Pope tells children: refugees "aren't a danger but they are in danger"

He was speaking after around 668 migrants and refugees were saved from boats in the Mediterranean off Libya on Saturday.

They were rescued by Italian coast guard and navy ships, aided by Irish and German vessels and humanitarian organisations, Italian and Irish officials said.

The UN refugee agency says more than 700 migrants may have drowned in the Mediterranean Sea south of Italy in the past few days as they tried to reach Europe, the UN refugee agency said.

Carlotta Sami, spokesperson for UNHCR, said an estimated 100 people are missing from a smugglers' boat that capsized on Wednesday.

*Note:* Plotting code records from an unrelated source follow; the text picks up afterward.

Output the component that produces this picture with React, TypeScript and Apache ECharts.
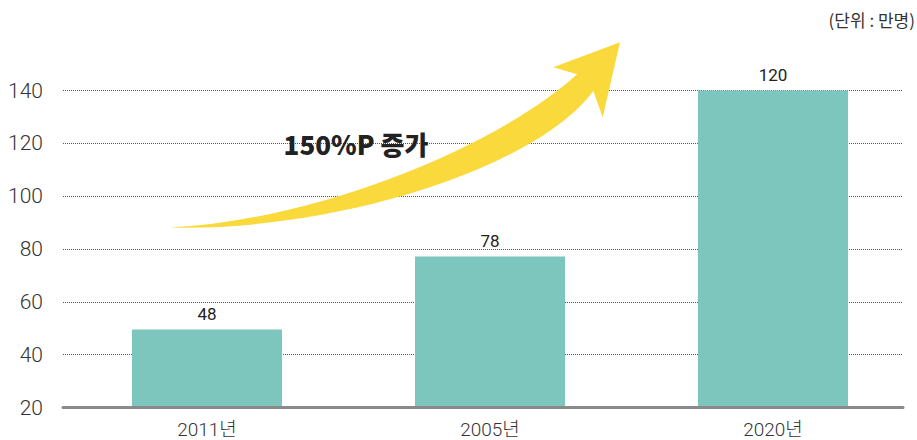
import React, { useEffect, useRef } from "react";
import * as echarts from "echarts";

const categories = ["2011년", "2005년", "2020년"];
const barValues = [49.5, 77.2, 140];
const barLabels = ["48", "78", "120"];
const yMin = 20;
const yMax = 140;
const yStep = 20;
const unitText = "(단위 : 만명)";
const arrowText = "150%P 증가";

const ARROW_D =
  "M170,227.5 C320,220 500,145 577,74.3 " +
  "L553.3,67.3 L620,42.3 L602.7,117.3 L593.3,91 " +
  "C535,170 330,232 170,227.5 Z";

let registered = false;
function ensureShape() {
  if (registered) return;
  echarts.graphic.registerShape("arrowShape", echarts.graphic.extendPath(ARROW_D, {}) as any);
  registered = true;
}

export default function App() {
  const ref = useRef<HTMLDivElement>(null);
  useEffect(() => {
    if (!ref.current) return;
    ensureShape();
    const chart = echarts.init(ref.current, undefined, { renderer: "svg" });
    const font = "Roboto, 'Noto Sans CJK KR', sans-serif";
    chart.setOption({
      animation: false,
      grid: [
        { left: 63, right: 14, top: 90.5, bottom: 32.5 },
        { left: 65.5, right: 2.5, top: 90.5, bottom: 32.5 },
      ],
      xAxis: [
        {
          gridIndex: 0,
          type: "value",
          min: 0,
          max: 1,
          z: 5,
          axisLine: { show: true, onZero: false, lineStyle: { color: "#8a8a8a", width: 3 } },
          axisTick: { show: false },
          axisLabel: { show: false },
          splitLine: { show: false },
        },
        {
          gridIndex: 1,
          type: "category",
          data: categories,
          axisLine: { show: false },
          axisTick: { show: false },
          axisLabel: {
            margin: 12,
            color: "#333",
            fontSize: 19,
            fontFamily: font,
            fontWeight: 300,
          },
        },
      ],
      yAxis: [
        {
          gridIndex: 0,
          type: "value",
          min: yMin,
          max: yMax,
          interval: yStep,
          axisLine: { show: false },
          axisTick: { show: false },
          axisLabel: {
            margin: 20,
            color: "#333",
            fontSize: 21,
            fontFamily: font,
            fontWeight: 300,
          },
          splitLine: {
            show: true,
            lineStyle: { type: "dotted", color: "#555", width: 1 },
          },
        },
        {
          gridIndex: 1,
          type: "value",
          min: yMin,
          max: yMax,
          interval: yStep,
          show: false,
          splitLine: { show: false },
        },
      ],
      series: [
        {
          type: "bar",
          xAxisIndex: 1,
          yAxisIndex: 1,
          data: barValues,
          barWidth: 150,
          itemStyle: { color: "#7cc6bd" },
          label: {
            show: true,
            position: "top",
            distance: 7,
            color: "#222",
            fontSize: 17,
            fontFamily: font,
            formatter: (p: any) => barLabels[p.dataIndex],
          },
        },
      ],
      graphic: [
        {
          type: "arrowShape",
          x: 0,
          y: 0,
          z: 10,
          style: { fill: "#f9d93b" },
        },
        {
          type: "text",
          x: 356,
          y: 143.5,
          z: 11,
          style: {
            text: arrowText,
            fill: "#222",
            fontSize: 26,
            fontWeight: 900,
            fontFamily: "'Noto Sans CJK KR', sans-serif",
            align: "center",
            verticalAlign: "middle",
          },
        },
        {
          type: "text",
          right: 2,
          top: 11,
          style: {
            text: unitText,
            fill: "#333",
            fontSize: 17,
            fontFamily: "'Noto Sans CJK KR', sans-serif",
          },
        },
      ],
    } as any);
    return () => chart.dispose();
  }, []);
  return <div ref={ref} style={{ width: 917, height: 440, position: "absolute", left: 0, top: 0 }} />;
}
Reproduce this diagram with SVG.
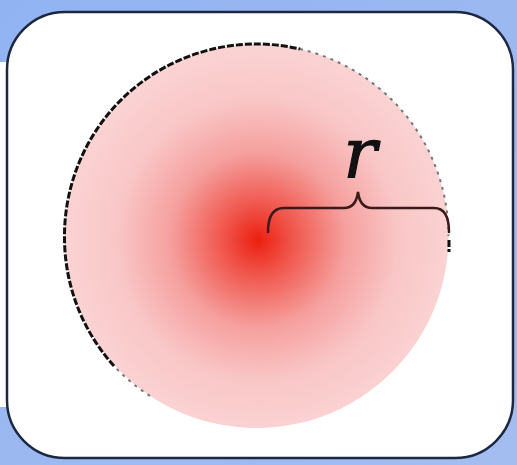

She said about 550 others are missing from a smuggling boat that capsized on Thursday morning.

Refugees said that boat, carrying about 670 people, did not have an engine and was being towed by another smuggling boat before it capsized, Ms Sami added.

About 25 people from it survived, 79 others were rescued by patrol boats and 15 bodies were recovered.

Ms Sami said 45 more bodies were recovered from a shipwreck on Friday and many more are reported missing.

Speaking at the Vatican on Saturday, Pope Francis told several hundred children, including many from abroad, who came from the Italian south to see him, that migrants and refugees "aren't a danger but they are in danger".

AP Photo/Gregorio Borgia

The pontiff held a red life vest, given to him recently by a volunteer, and told the children it was the vest used by a Syrian girl who died while trying to reach the Greek island of Lesbos.

He told the children: "She's in heaven, she's watching us."

Raffaele Martino/Marina Militare via AP Photo

The is not the first time Pope Francis expressed his disappointment that some European nations have refused to accept migrants and refugees fleeing poverty or war.

He has criticised countries building fences and other barriers to stop the arrivals from journeying northward after reaching the continent's southern shores.

In April the Vatican said that the pope would taken in 12 refugees after his visit to the island of Lesbos. 

Under a European Union deal, tens of thousands of those rescued at sea and seeking asylum were supposed to be relocated to other EU nations from Italy and Greece, whose shores have received most of the arrivals in recent years.

But with resentment building in some European countries about taking in outsiders only a small percentage have actually been moved.

Most recently Greece has been publicly criticised for rehousing thousands of migrants in camps unfit for purpose.